What to produce:
All lines from the top of the records below through the line holding "-0.005], [0.984, -0.005]];", and only those, should be printed exactly, minus the pictures.

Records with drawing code
[start]

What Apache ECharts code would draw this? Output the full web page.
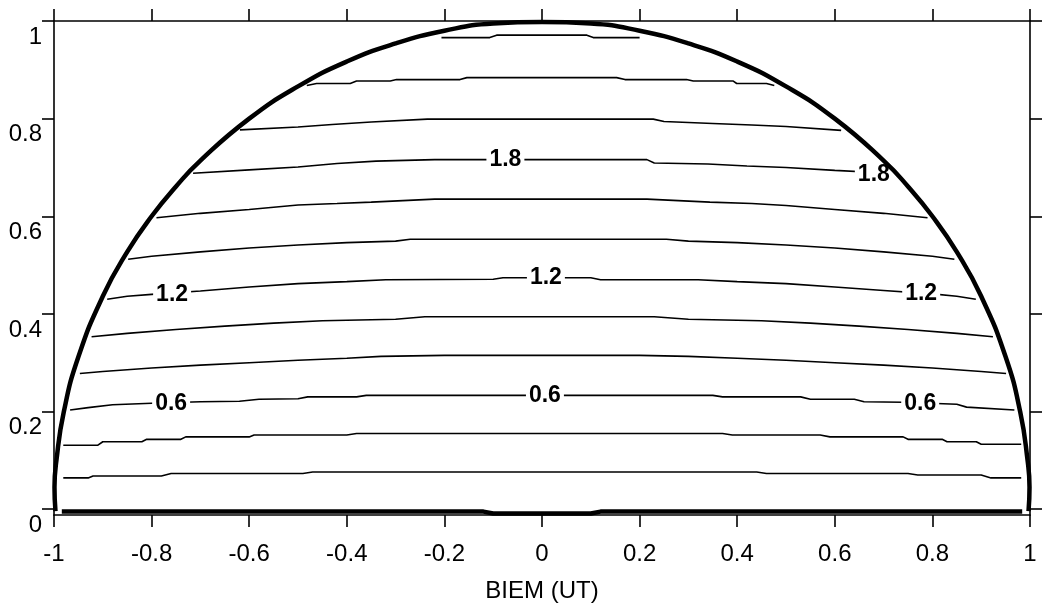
<!DOCTYPE html>
<html lang="en">
<head>
<meta charset="UTF-8">
<title>BIEM (UT)</title>
<script src="https://cdn.jsdelivr.net/npm/echarts@6.0.0/dist/echarts.min.js"></script>
<style>
  html, body { margin: 0; padding: 0; background: #fff; }
  #chart { width: 1046px; height: 608px; }
</style>
</head>
<body>
<div id="chart"></div>
<script>
  // tick values
  var yTicks = [0, 0.2, 0.4, 0.6, 0.8, 1];

  // thick boundary: half circle and its base
  var boundaryArc = [
    [-0.997, -0.004], [-0.999, 0.045], [-0.995, 0.1], [-0.98, 0.199], [-0.95, 0.312],
    [-0.9, 0.436], [-0.85, 0.527], [-0.8, 0.6], [-0.75, 0.661], [-0.7, 0.714],
    [-0.6, 0.8], [-0.5, 0.866], [-0.4, 0.917], [-0.3, 0.954], [-0.2, 0.98],
    [-0.1, 0.995], [0, 0.998], [0.1, 0.995], [0.2, 0.98], [0.3, 0.954],
    [0.4, 0.917], [0.5, 0.866], [0.6, 0.8], [0.7, 0.714], [0.75, 0.661],
    [0.8, 0.6], [0.85, 0.527], [0.9, 0.436], [0.95, 0.312], [0.98, 0.199],
    [0.995, 0.1], [0.999, 0.045], [0.997, -0.004]
  ];
  var contour00 = [[-0.984, -0.005], [-0.12, -0.005], [-0.1, -0.009], [0.1, -0.009], [0.12, -0.005], [0.984, -0.005]];

  // contour lines, one array per level
  var contour02 = [[-0.981, 0.064], [-0.93, 0.064], [-0.92, 0.068], [-0.78, 0.068], [-0.76, 0.073], [-0.49, 0.073],
    [-0.47, 0.076], [0.44, 0.076], [0.46, 0.073], [0.75, 0.073], [0.77, 0.07], [0.9, 0.07], [0.92, 0.064], [0.982, 0.064]];
  var contour04 = [[-0.981, 0.131], [-0.91, 0.131], [-0.9, 0.138], [-0.82, 0.138], [-0.81, 0.143], [-0.74, 0.143],
    [-0.73, 0.148], [-0.6, 0.148], [-0.59, 0.152], [-0.4, 0.152], [-0.38, 0.155], [0.37, 0.155], [0.39, 0.152],
    [0.57, 0.152], [0.59, 0.148], [0.74, 0.148], [0.75, 0.143], [0.82, 0.143], [0.83, 0.138], [0.89, 0.138],
    [0.9, 0.133], [0.982, 0.133]];
  var contour06 = [[-0.967, 0.203], [-0.93, 0.208], [-0.88, 0.214], [-0.8, 0.217], [-0.7, 0.22], [-0.62, 0.221],
    [-0.58, 0.225], [-0.5, 0.226], [-0.48, 0.23], [-0.38, 0.23], [-0.36, 0.233], [0.35, 0.233], [0.37, 0.23],
    [0.53, 0.23], [0.55, 0.225], [0.64, 0.225], [0.66, 0.22], [0.74, 0.219], [0.85, 0.215], [0.87, 0.209], [0.968, 0.203]];
  var contour08 = [[-0.947, 0.278], [-0.9, 0.282], [-0.8, 0.289], [-0.7, 0.295], [-0.6, 0.3], [-0.5, 0.305],
    [-0.4, 0.309], [-0.33, 0.313], [-0.2, 0.315], [0.2, 0.315], [0.3, 0.313], [0.4, 0.309], [0.5, 0.305],
    [0.6, 0.3], [0.7, 0.295], [0.8, 0.289], [0.9, 0.282], [0.951, 0.278]];
  var contour10 = [[-0.923, 0.353], [-0.85, 0.36], [-0.75, 0.368], [-0.65, 0.375], [-0.55, 0.381], [-0.45, 0.386],
    [-0.3, 0.389], [-0.24, 0.394], [0.23, 0.394], [0.3, 0.389], [0.45, 0.386], [0.55, 0.381], [0.65, 0.375],
    [0.75, 0.368], [0.85, 0.36], [0.924, 0.353]];
  var contour12 = [[-0.891, 0.43], [-0.85, 0.436], [-0.8, 0.44], [-0.7, 0.447], [-0.6, 0.455], [-0.5, 0.462],
    [-0.4, 0.466], [-0.32, 0.47], [-0.1, 0.471], [-0.08, 0.474], [0.1, 0.474], [0.12, 0.47], [0.32, 0.47],
    [0.4, 0.466], [0.5, 0.462], [0.6, 0.455], [0.7, 0.448], [0.8, 0.441], [0.85, 0.436], [0.889, 0.43]];
  var contour14 = [[-0.848, 0.512], [-0.8, 0.518], [-0.7, 0.527], [-0.6, 0.535], [-0.5, 0.541], [-0.4, 0.546],
    [-0.3, 0.549], [-0.27, 0.553], [0.255, 0.553], [0.3, 0.549], [0.4, 0.546], [0.5, 0.541], [0.6, 0.535],
    [0.7, 0.527], [0.8, 0.518], [0.845, 0.512]];
  var contour16 = [[-0.79, 0.597], [-0.7, 0.606], [-0.6, 0.614], [-0.5, 0.623], [-0.42, 0.626], [-0.35, 0.629],
    [-0.22, 0.635], [0.215, 0.635], [0.344, 0.629], [0.43, 0.626], [0.5, 0.622], [0.6, 0.614], [0.7, 0.606], [0.79, 0.597]];
  var contour18 = [[-0.715, 0.688], [-0.6, 0.695], [-0.5, 0.701], [-0.42, 0.708], [-0.34, 0.713], [-0.22, 0.716],
    [0.215, 0.716], [0.23, 0.709], [0.34, 0.707], [0.42, 0.703], [0.5, 0.7], [0.6, 0.694], [0.714, 0.688]];
  var contour20 = [[-0.619, 0.777], [-0.5, 0.783], [-0.43, 0.788], [-0.35, 0.793], [-0.235, 0.799], [0.228, 0.799],
    [0.25, 0.794], [0.35, 0.79], [0.43, 0.787], [0.5, 0.784], [0.613, 0.776]];
  var contour22 = [[-0.482, 0.868], [-0.462, 0.872], [-0.393, 0.872], [-0.38, 0.877], [-0.311, 0.877], [-0.298, 0.88],
    [-0.168, 0.88], [-0.154, 0.884], [0.153, 0.884], [0.17, 0.88], [0.296, 0.88], [0.31, 0.877], [0.392, 0.877],
    [0.399, 0.872], [0.46, 0.872], [0.476, 0.868]];
  var contour24 = [[-0.206, 0.966], [-0.107, 0.966], [-0.093, 0.971], [0.092, 0.971], [0.105, 0.966], [0.2, 0.966]];

  // contour labels: x, y, text
  var contourLabels = [
    [-0.76, 0.217, '0.6'], [0.006, 0.233, '0.6'], [0.775, 0.217, '0.6'],
    [-0.758, 0.44, '1.2'], [0.008, 0.474, '1.2'], [0.777, 0.442, '1.2'],
    [-0.075, 0.716, '1.8'], [0.68, 0.686, '1.8']
  ];

  var thinLines = [contour02, contour04, contour06, contour08, contour10, contour12,
    contour14, contour16, contour18, contour20, contour22, contour24];

  var fontFamily = '"Liberation Sans", Arial, Helvetica, sans-serif';

  var series = thinLines.map(function (pts) {
    return {
      type: 'line', data: pts, showSymbol: false, silent: true, z: 2,
      lineStyle: { color: '#000', width: 1.6 }
    };
  });
  series.push({
    type: 'scatter', data: contourLabels, symbolSize: 0, silent: true, z: 3,
    itemStyle: { color: '#000', opacity: 1 },
    label: {
      show: true, position: [0, 0], align: 'center', verticalAlign: 'middle',
      formatter: function (p) { return p.value[2]; },
      color: '#000', opacity: 1, fontSize: 23, fontWeight: 'bold', fontFamily: fontFamily,
      backgroundColor: '#fff', padding: [0, 3]
    }
  });
  series.push({
    type: 'line', data: contour00, showSymbol: false, silent: true, z: 4,
    lineStyle: { color: '#000', width: 4.5 }
  });
  series.push({
    type: 'line', data: boundaryArc, showSymbol: false, silent: true, smooth: true, z: 5,
    lineStyle: { color: '#000', width: 4.5 }
  });

  var chart = echarts.init(document.getElementById('chart'));

  var axisCommon = {
    type: 'value', min: -1, max: 1, interval: 0.2,
    axisLine: { show: true, onZero: false, lineStyle: { color: '#000', width: 1.6 } },
    axisTick: { show: true, inside: false, length: 12, lineStyle: { color: '#000', width: 1.6 } },
    splitLine: { show: false }
  };

  var option = {
    animation: false,
    backgroundColor: '#fff',
    grid: { left: 54, right: 16, top: 21, bottom: 93, containLabel: false },
    xAxis: [
      Object.assign({}, axisCommon, {
        position: 'bottom',
        name: 'BIEM (UT)', nameLocation: 'middle', nameGap: 64,
        nameTextStyle: { color: '#000', fontSize: 24, fontFamily: fontFamily },
        axisLabel: { color: '#000', fontSize: 24, fontFamily: fontFamily, margin: 27 }
      }),
      Object.assign({}, axisCommon, {
        position: 'top',
        axisLabel: { show: false }
      })
    ],
    yAxis: [
      {
        type: 'value', min: -0.012, max: 1, position: 'left',
        axisLine: { show: true, onZero: false, lineStyle: { color: '#000', width: 1.6 } },
        axisTick: { show: true, inside: false, length: 12, customValues: yTicks, lineStyle: { color: '#000', width: 1.6 } },
        axisLabel: {
          customValues: yTicks, color: '#000', fontSize: 24, fontFamily: fontFamily,
          margin: 12, verticalAlign: 'top', padding: [4, 0, 0, 0]
        },
        splitLine: { show: false }
      },
      {
        type: 'value', min: -0.012, max: 1, position: 'right',
        axisLine: { show: true, onZero: false, lineStyle: { color: '#000', width: 1.6 } },
        axisTick: { show: true, inside: false, length: 12, customValues: yTicks, lineStyle: { color: '#000', width: 1.6 } },
        axisLabel: { show: false },
        splitLine: { show: false }
      }
    ],
    series: series
  };

  chart.setOption(option);
</script>
</body>
</html>
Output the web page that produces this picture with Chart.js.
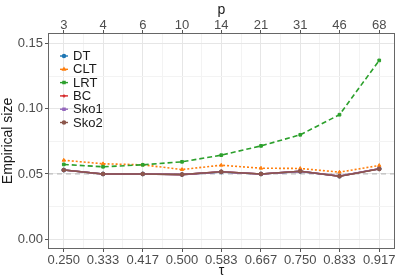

[end]

Result of this task:
What Apache ECharts code would draw this? Output the full web page.
<!DOCTYPE html>
<html lang="en">
<head>
<meta charset="UTF-8">
<title>BIEM (UT)</title>
<script src="https://cdn.jsdelivr.net/npm/echarts@6.0.0/dist/echarts.min.js"></script>
<style>
  html, body { margin: 0; padding: 0; background: #fff; }
  #chart { width: 1046px; height: 608px; }
</style>
</head>
<body>
<div id="chart"></div>
<script>
  // tick values
  var yTicks = [0, 0.2, 0.4, 0.6, 0.8, 1];

  // thick boundary: half circle and its base
  var boundaryArc = [
    [-0.997, -0.004], [-0.999, 0.045], [-0.995, 0.1], [-0.98, 0.199], [-0.95, 0.312],
    [-0.9, 0.436], [-0.85, 0.527], [-0.8, 0.6], [-0.75, 0.661], [-0.7, 0.714],
    [-0.6, 0.8], [-0.5, 0.866], [-0.4, 0.917], [-0.3, 0.954], [-0.2, 0.98],
    [-0.1, 0.995], [0, 0.998], [0.1, 0.995], [0.2, 0.98], [0.3, 0.954],
    [0.4, 0.917], [0.5, 0.866], [0.6, 0.8], [0.7, 0.714], [0.75, 0.661],
    [0.8, 0.6], [0.85, 0.527], [0.9, 0.436], [0.95, 0.312], [0.98, 0.199],
    [0.995, 0.1], [0.999, 0.045], [0.997, -0.004]
  ];
  var contour00 = [[-0.984, -0.005], [-0.12, -0.005], [-0.1, -0.009], [0.1, -0.009], [0.12, -0.005], [0.984, -0.005]];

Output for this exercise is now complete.